In facts of instant case, the Petitioner worked as an employee in Corporate Debtor and attained superannuation but the corporate debtor failed to pay Gratuity, EL Encashment and LTC. The Hon’ble NCLT dismissed Section 9 application thereby holding that the amounts due towards gratuity, leave encashment, and LTC on account of superannuation will not qualify under the definition Operational Debt. The above amount is due towards salary for the service rendered by him to the corporate debtor while he was in service and the object of code is not recovery and but only resolution. The Hon’ble NCLAT held that Section 5(21) of Code, includes any ‘Claim’ in respect of the provision of Goods and Services including employment. However, the service benefits accrue on account of service rendered during the period of employment, the scope and objective of the Code is not just for recovery of dues but Resolution of the Companies meant for ‘maximisation of the value of assets’, to promote entrepreneurship, availability of credit and balance all interest of the stakeholders. The Claims of the workmen/ employees may be classified as ‘service claims’ which arise during the terms of employment, in lieu of service rendered by the employee, salary, wages, bonus, dues etc., and ‘welfare claims’ which arise after cessation of employment, like ‘Gratuity’, ‘Leave Encashment’, Superannuation Dues, Workmen Compensation for closure of the entity which all depend on the tenure of the employment. Subsequent to the Company going into the Insolvency, all such claims may be submitted in Form D under Regulation 9 of the CIRP Regulations, 2016. But seeking to initiate CIRP on the ground that ‘LTC’ and ‘EL Encashment’ has not been paid, which fall within the ambit of service benefits/welfare benefits cannot be said to be the intent and objective of the Code.


  1. Potens Transmissions & Power Pvt. Ltd Vs. Gian Chand Narang (DOJ: 12.05.2022)

In facts of present case, the Appellant being the H1 Auction Purchaser was asked by the Appellant to deposit the sale consideration. The term sheet was executed between the parties for sale of Corporate Debtor as a going concern and a date was fixed as timeline for payment of balance amount. However, on non-payment by the Appellant after expiry of 90 days the Liquidator filed an Application before Hon’ble NCLT for cancellation of sale in favour of the Auction Purchaser, in view of his failure to make payment in terms of 2nd proviso to Clause 1(12) under Schedule I of the Liquidation Process Regulations, 2016. The Hon’ble NCLT allowed the application. The Hon’ble NCLAT upholding the decision of the Hon’ble NCLT observed that as per the regulation, it is clear that 90 days’ period is the maximum period provided for making the deposit by the Auction Purchaser. The 2nd  Proviso of the Item 12 of the Schedule I provides that sale shall be cancelled if the payment is not received within 90 days. When the Consequence of non-compliance of the provision is provided in the statute itself, the provision is necessary to be held to be mandatory. Further, item 12 provides that payment is to be made within 90 days and with interest after 30 days at the rate of 12 percent. Non-compliance of 2nd Proviso, sale shall be cancelled if the payment is not received within 90 days.

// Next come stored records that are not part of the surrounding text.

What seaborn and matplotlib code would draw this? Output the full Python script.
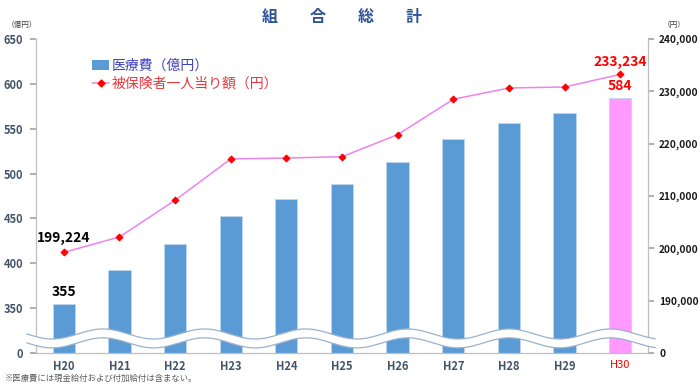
"""組合総計: 医療費 and 被保険者一人当り額, H20-H30."""
import matplotlib

matplotlib.use("Agg")
import matplotlib.pyplot as plt  # noqa: E402
import numpy as np  # noqa: E402
import seaborn as sns  # noqa: E402
from matplotlib.lines import Line2D  # noqa: E402
from matplotlib.patches import Patch, Polygon  # noqa: E402

YEARS = ["H20", "H21", "H22", "H23", "H24", "H25", "H26", "H27", "H28", "H29", "H30"]
MEDICAL = [355, 392, 422, 453, 472, 488, 513, 539, 556, 568, 584]  # 億円
PER_CAPITA = [199224, 202170, 209180, 217070, 217260, 217510,
              221720, 228480, 230640, 230830, 233234]  # 円
LEFT_TICKS = [300, 350, 400, 450, 500, 550, 600, 650]
LEFT_LABELS = ["0", "350", "400", "450", "500", "550", "600", "650"]
RIGHT_TICKS = [180000, 190000, 200000, 210000, 220000, 230000, 240000]
RIGHT_LABELS = ["0", "190,000", "200,000", "210,000", "220,000", "230,000", "240,000"]

BLUE = "#5B9BD5"
PINK = "#FF99FF"
LINE = "#EE82EE"
RED = "#FF0000"
TICK = "#44546A"
FONT = ["Noto Sans CJK JP", "DejaVu Sans"]

sns.set_theme(style="white")
plt.rcParams["font.family"] = FONT

fig = plt.figure(figsize=(7, 3.85), dpi=100)
ax = fig.add_axes([0.0514, 0.0831, 0.8743, 0.8156])

colors = [BLUE] * (len(YEARS) - 1) + [PINK]
sns.barplot(x=YEARS, y=MEDICAL, hue=YEARS, palette=colors, legend=False,
            width=0.4, saturation=1, ax=ax, edgecolor="#BDD7EE", linewidth=0.6)
ax.set_ylim(300, 650)
ax.set_xlim(-0.5, len(YEARS) - 0.5)
ax.set_yticks(LEFT_TICKS)
ax.set_yticklabels(LEFT_LABELS)

ax2 = ax.twinx()
sns.lineplot(x=YEARS, y=PER_CAPITA, ax=ax2, color=LINE, linewidth=1.1,
             marker="D", markersize=3.5, markerfacecolor=RED, markeredgecolor=RED,
             sort=False)
ax2.set_ylim(180000, 240000)
ax2.set_yticks(RIGHT_TICKS)
ax2.set_yticklabels(RIGHT_LABELS)
ax2.set_xlim(-0.5, len(YEARS) - 0.5)

for a in (ax, ax2):
    a.set_xlabel("")
    a.set_ylabel("")
    a.spines["top"].set_visible(False)
    for side in ("left", "right", "bottom"):
        a.spines[side].set_color("#BFBFBF")
        a.spines[side].set_linewidth(0.9)
ax.spines["right"].set_visible(False)
ax2.spines["left"].set_visible(False)
ax2.spines["bottom"].set_visible(False)

ax.tick_params(axis="y", direction="out", length=4, color="#A6A6A6", pad=5,
               labelsize=8, labelcolor=TICK)
for lab in ax.get_yticklabels():
    lab.set_fontweight("bold")
ax2.tick_params(axis="y", direction="out", length=4, color="#A6A6A6", pad=4,
                labelsize=7.3, labelcolor="#1A1A1A")
for lab in ax2.get_yticklabels():
    lab.set_fontweight("bold")

# x: labels at categories, small tick marks at the boundaries
ax.set_xticks(np.arange(len(YEARS)))
ax.set_xticklabels(YEARS)
ax.set_xticks(np.arange(len(YEARS) + 1) - 0.5, minor=True)
ax.tick_params(axis="x", which="major", length=0, pad=5, labelsize=8, labelcolor=TICK)
ax.tick_params(axis="x", which="minor", length=4, color="#BFBFBF", direction="out")
for lab in ax.get_xticklabels():
    lab.set_fontweight("bold")
last = ax.get_xticklabels()[-1]
last.set_color(RED)
last.set_fontweight("normal")

# value labels on first and last year
ax.annotate(f"{MEDICAL[0]}", (0, MEDICAL[0]), xytext=(0, 3), textcoords="offset points",
            ha="center", va="bottom", fontsize=10, fontweight="bold", color="black")
ax.annotate(f"{MEDICAL[-1]}", (len(YEARS) - 1, MEDICAL[-1]), xytext=(0, 4),
            textcoords="offset points", ha="center", va="bottom", fontsize=10,
            fontweight="bold", color=RED)
ax2.annotate(f"{PER_CAPITA[0]:,}", (0, PER_CAPITA[0]), xytext=(0, 5),
             textcoords="offset points", ha="center", va="bottom", fontsize=10,
             fontweight="bold", color="black")
ax2.annotate(f"{PER_CAPITA[-1]:,}", (len(YEARS) - 1, PER_CAPITA[-1]), xytext=(0, 4),
             textcoords="offset points", ha="center", va="bottom", fontsize=10,
             fontweight="bold", color=RED)

# wavy axis-break band, in axes fractions
xs = np.linspace(-0.015, 1.012, 400)
phase = xs * 612 / 101.5 * 2 * np.pi - (103 - 36) / 101.5 * 2 * np.pi + np.pi / 2
wave = np.sin(phase) * 5.6 / 350
upper = 21.2 / 350 + wave
lower = 11.3 / 350 + wave
band = np.concatenate([np.column_stack([xs, upper]), np.column_stack([xs[::-1], lower[::-1]])])
fig.add_artist(Polygon(band, closed=True, facecolor="white", edgecolor="none",
                       transform=ax.transAxes, zorder=5))
for ys in (upper, lower):
    fig.add_artist(Line2D(xs, ys, color="#9AB2CC", linewidth=0.9,
                          transform=ax.transAxes, zorder=6))

# legend
handles = [Patch(facecolor=BLUE, edgecolor="none"),
           Line2D([], [], color=LINE, marker="D", markersize=3.5,
                  markerfacecolor=RED, markeredgecolor=RED, linewidth=1.1)]
ax.legend(handles, ["医療費（億円）", "被保険者一人当り額（円）"],
          labelcolor=["#4040C0", "#E8383D"], loc="upper left",
          bbox_to_anchor=(0.122, 0.866), bbox_transform=fig.transFigure,
          frameon=False, fontsize=10, handlelength=1.2, handletextpad=0.2,
          labelspacing=0.3, borderpad=0)

fig.text(0.489, 0.956, "組　　合　　総　　計", ha="center", va="center",
         fontsize=11.5, fontweight="bold", color="#2F5597")
fig.text(0.01, 0.935, "（億円）", ha="left", va="center", fontsize=5.5, color="#404040")
fig.text(0.947, 0.935, "（円）", ha="left", va="center", fontsize=5.5, color="#404040")
fig.text(0.007, 0.016, "※医療費には現金給付および付加給付は含まない。", ha="left",
         va="center", fontsize=6, color="#595959")

fig.savefig("out.png", dpi=100)
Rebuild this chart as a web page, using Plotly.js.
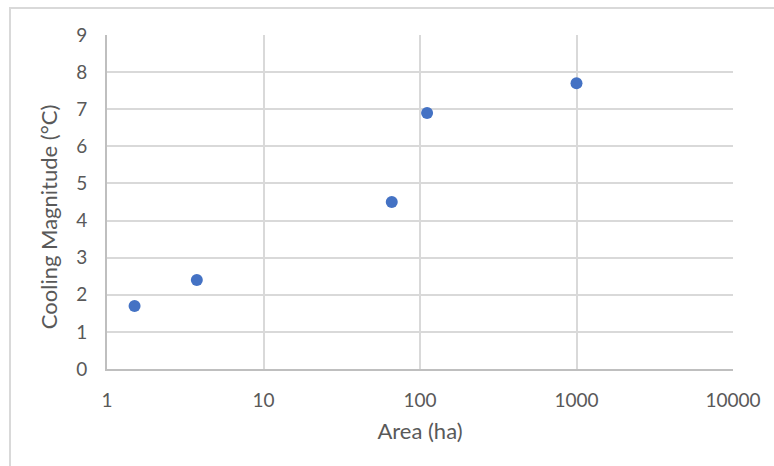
<!DOCTYPE html>
<html>
<head>
<meta charset="utf-8">
<script src="https://cdn.plot.ly/plotly-3.0.1.min.js"></script>
<style>
  html, body { margin: 0; padding: 0; background: #ffffff; }
  #wrap { position: relative; width: 774px; height: 466px; overflow: hidden; }
  #chart { position: absolute; left: 0; top: 0; width: 774px; height: 466px; }
  #frame { position: absolute; left: 9px; top: 7px; width: 800px; height: 500px;
           border-left: 2px solid #d9d9d9; border-top: 2px solid #d9d9d9; pointer-events: none; }
</style>
</head>
<body>
<div id="wrap">
  <div id="chart"></div>
  <div id="frame"></div>
</div>
<script>
const areaHa = [1.5, 3.75, 66, 111, 1000];
const coolingC = [1.7, 2.4, 4.5, 6.9, 7.7];
const xTickVals = [1, 10, 100, 1000, 10000];
const xTickText = ['1', '10', '100', '1000', '10000'];
const yTickVals = [0, 1, 2, 3, 4, 5, 6, 7, 8, 9];
const xTitle = 'Area (ha)';
const yTitle = 'Cooling Magnitude (°C)';

const tickFont = { family: 'Lato, "Open Sans", sans-serif', size: 19, color: '#595959' };
const titleFont = { family: 'Lato, "Open Sans", sans-serif', size: 22, color: '#595959' };

const trace = {
  x: areaHa,
  y: coolingC,
  type: 'scatter',
  mode: 'markers',
  marker: { color: '#4472C4', size: 12 },
  hoverinfo: 'x+y'
};

const layout = {
  width: 774,
  height: 466,
  margin: { l: 107, r: 41, t: 35, b: 97 },
  paper_bgcolor: '#ffffff',
  plot_bgcolor: '#ffffff',
  showlegend: false,
  font: tickFont,
  xaxis: {
    type: 'log',
    range: [0, 4],
    tickvals: xTickVals,
    ticktext: xTickText,
    showgrid: true,
    gridcolor: '#d9d9d9',
    gridwidth: 2,
    showline: true,
    linecolor: '#bfbfbf',
    linewidth: 2,
    zeroline: false,
    ticks: '',
    ticklabelstandoff: 13,
    tickfont: tickFont,
    title: { text: xTitle, font: titleFont, standoff: 14 }
  },
  yaxis: {
    range: [0, 9],
    tickvals: yTickVals,
    showgrid: true,
    gridcolor: '#d9d9d9',
    gridwidth: 2,
    showline: true,
    linecolor: '#bfbfbf',
    linewidth: 2,
    zeroline: false,
    ticks: '',
    ticklabelstandoff: 14,
    tickfont: tickFont
  },
  annotations: [{
    text: yTitle,
    xref: 'paper', yref: 'paper',
    x: -0.094, y: 0.455,
    xanchor: 'center', yanchor: 'middle',
    textangle: -90,
    showarrow: false,
    font: titleFont
  }]
};

Plotly.newPlot('chart', [trace], layout, { displayModeBar: false, staticPlot: true });
</script>
</body>
</html>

  1. Rosoboron Services (India) Ltd. (DOJ: 12.05.2022)

The Hon’ble NCLAT in instant case while dismissing the application filed under Section 10 of the Code observed that in case the Company has no assets, both tangible and intangible the Petitioner shall go for voluntary liquidation of the company and no purpose shall be served in insolvency resolution.


  1. Ayan Mallick vs. Pratim Bayal, Liquidator & Ors. (DOJ: 13.05.2022)

In facts of present case a joint auction under IBC and SARFAESI was carried as part of the land on which factory was built was owned by guarantors and without contiguous land sale, the liquidator was unable to sell building. The guarantors challenged the joint auction notice before the Hon’ble NCLT and prayed for stay. The Hon’ble NCLT rejected the prayer of the Guarantors.. The Hon’ble Appellate Tribunal upholding the order of the NCLT observed that a joint sale shall bring maximization of assets of the Corporate Debtor and the possession of the properties of the Guarantors have already been taken under SARFAESI. Both land and factory need to be sold together to maximize the value of the assets and thus, there is no substance to the fact that how the Appellant shall be prejudiced in any manner. Accordingly, the appeal was dismissed.